PROBLEM DESCRIPTION | Only the lines from the start of the data through the line containing "anchor=west] (dgT) at" should be written out, exactly as they are, with both ends included and the pictures left out.

DATA PROVIDED |
· · · ·

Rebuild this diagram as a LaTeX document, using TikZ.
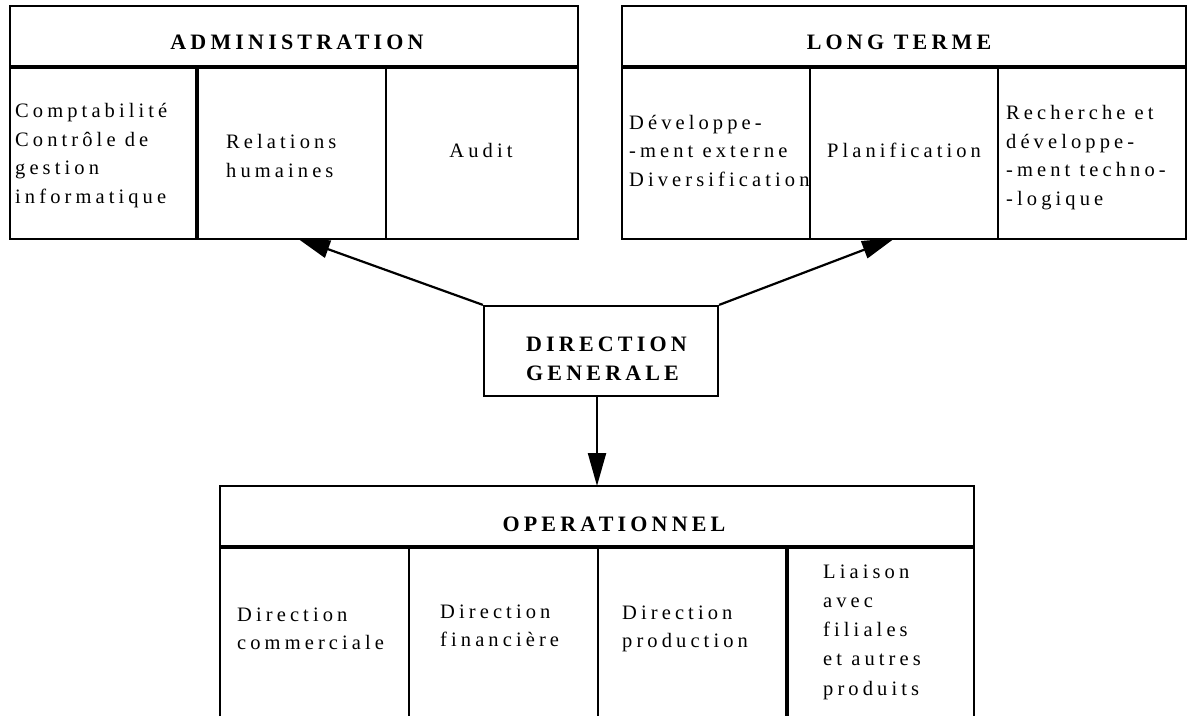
\documentclass[tikz,border=0pt]{standalone}
\usepackage{fontspec}
\setmainfont{Liberation Serif}
\newfontfamily\bodyf[LetterSpace=20]{Liberation Serif}
\newfontfamily\headf[LetterSpace=19]{Liberation Serif}
\usetikzlibrary{arrows.meta}
\begin{document}
\begin{tikzpicture}[x=1pt,y=-1pt,
  frame/.style={line width=2.2pt},
  heavy/.style={line width=4.4pt},
  body/.style={font=\bodyf\fontsize{20.5}{28.5}\selectfont, inner sep=0pt, align=left},
  head/.style={font=\headf\bfseries\fontsize{22}{29}\selectfont, inner sep=0pt, align=left},
  arr/.style={line width=2.2pt, -{Triangle[length=33pt,width=18pt]}}]
\useasboundingbox (0,0) rectangle (1191,716);

% ADMINISTRATION table
\node[draw, frame, minimum width=568pt, minimum height=233pt, inner sep=0pt, anchor=north west] (admin) at (9,5) {};
\draw[heavy] (9,67) -- (577,67);
\draw[heavy] (197,67) -- (197,238);
\draw[frame] (386,67) -- (386,238);
\node[head] (admT) at (297,42) {ADMINISTRATION};
\node[body, anchor=west] (adm1) at (15,155.5) {Comptabilité\\Contrôle de\\gestion\\informatique};
\node[body, anchor=west] (adm2) at (226,156) {Relations\\humaines};
\node[body] (adm3) at (481,150) {Audit};

% LONG TERME table
\node[draw, frame, minimum width=564pt, minimum height=233pt, inner sep=0pt, anchor=north west] (lt) at (621,5) {};
\draw[heavy] (621,67) -- (1185,67);
\draw[frame] (810,67) -- (810,238);
\draw[frame] (998,67) -- (998,238);
\node[head] (ltT) at (899,42) {LONG TERME};
\node[body, anchor=west] (lt1) at (629,150.5) {Développe-\\-ment externe\\Diversification};
\node[body] (lt2) at (904,150) {Planification};
\node[body, anchor=west] (lt3) at (1006,157.5) {Recherche et\\développe-\\-ment techno-\\-logique};

% DIRECTION GENERALE
\node[draw, frame, minimum width=234pt, minimum height=90pt, inner sep=0pt] (dg) at (601,351) {};
\node[head, anchor=west] (dgT) at (526,358.5) {DIRECTION\\GENERALE};

% OPERATIONNEL table
\coordinate (opNW) at (220,486);
\coordinate (opNE) at (974,486);
\coordinate (opTop) at (597,486);
\draw[frame] (220,716) -- (opNW) -- (opNE) -- (974,716);
\draw[heavy] (220,547) -- (974,547);
\draw[frame] (409,547) -- (409,716);
\draw[frame] (598,547) -- (598,716);
\draw[heavy] (787,547) -- (787,716);
\node[head] (opT) at (614,524) {OPERATIONNEL};
\node[body, anchor=west, font=\bodyf\fontsize{20.5}{28}\selectfont] (op1) at (237,629) {Direction\\commerciale};
\node[body, anchor=west, font=\bodyf\fontsize{20.5}{28}\selectfont] (op2) at (440,626) {Direction\\financière};
\node[body, anchor=west, font=\bodyf\fontsize{20.5}{28}\selectfont] (op3) at (622,629) {Direction\\production};
\node[body, anchor=west, font=\bodyf\fontsize{20.5}{29.2}\selectfont] (op4) at (823,632) {Liaison\\avec\\filiales\\et autres\\produits};

% connectors
\coordinate (admTip) at (297,238);
\coordinate (ltTip) at (895,238);
\draw[arr] (dg.north west) -- (admTip);
\draw[arr] (dg.north east) -- (ltTip);
\draw[arr] (dg.south -| opTop) -- (opTop);
\end{tikzpicture}
\end{document}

· · · ·

IN RESPONSE |
Rebuild this diagram as a LaTeX document, using TikZ.
\documentclass[tikz,border=0pt]{standalone}
\usepackage{fontspec}
\setmainfont{Liberation Serif}
\newfontfamily\bodyf[LetterSpace=20]{Liberation Serif}
\newfontfamily\headf[LetterSpace=19]{Liberation Serif}
\usetikzlibrary{arrows.meta}
\begin{document}
\begin{tikzpicture}[x=1pt,y=-1pt,
  frame/.style={line width=2.2pt},
  heavy/.style={line width=4.4pt},
  body/.style={font=\bodyf\fontsize{20.5}{28.5}\selectfont, inner sep=0pt, align=left},
  head/.style={font=\headf\bfseries\fontsize{22}{29}\selectfont, inner sep=0pt, align=left},
  arr/.style={line width=2.2pt, -{Triangle[length=33pt,width=18pt]}}]
\useasboundingbox (0,0) rectangle (1191,716);

% ADMINISTRATION table
\node[draw, frame, minimum width=568pt, minimum height=233pt, inner sep=0pt, anchor=north west] (admin) at (9,5) {};
\draw[heavy] (9,67) -- (577,67);
\draw[heavy] (197,67) -- (197,238);
\draw[frame] (386,67) -- (386,238);
\node[head] (admT) at (297,42) {ADMINISTRATION};
\node[body, anchor=west] (adm1) at (15,155.5) {Comptabilité\\Contrôle de\\gestion\\informatique};
\node[body, anchor=west] (adm2) at (226,156) {Relations\\humaines};
\node[body] (adm3) at (481,150) {Audit};

% LONG TERME table
\node[draw, frame, minimum width=564pt, minimum height=233pt, inner sep=0pt, anchor=north west] (lt) at (621,5) {};
\draw[heavy] (621,67) -- (1185,67);
\draw[frame] (810,67) -- (810,238);
\draw[frame] (998,67) -- (998,238);
\node[head] (ltT) at (899,42) {LONG TERME};
\node[body, anchor=west] (lt1) at (629,150.5) {Développe-\\-ment externe\\Diversification};
\node[body] (lt2) at (904,150) {Planification};
\node[body, anchor=west] (lt3) at (1006,157.5) {Recherche et\\développe-\\-ment techno-\\-logique};

% DIRECTION GENERALE
\node[draw, frame, minimum width=234pt, minimum height=90pt, inner sep=0pt] (dg) at (601,351) {};
\node[head, anchor=west] (dgT) at (526,358.5) {DIRECTION\\GENERALE};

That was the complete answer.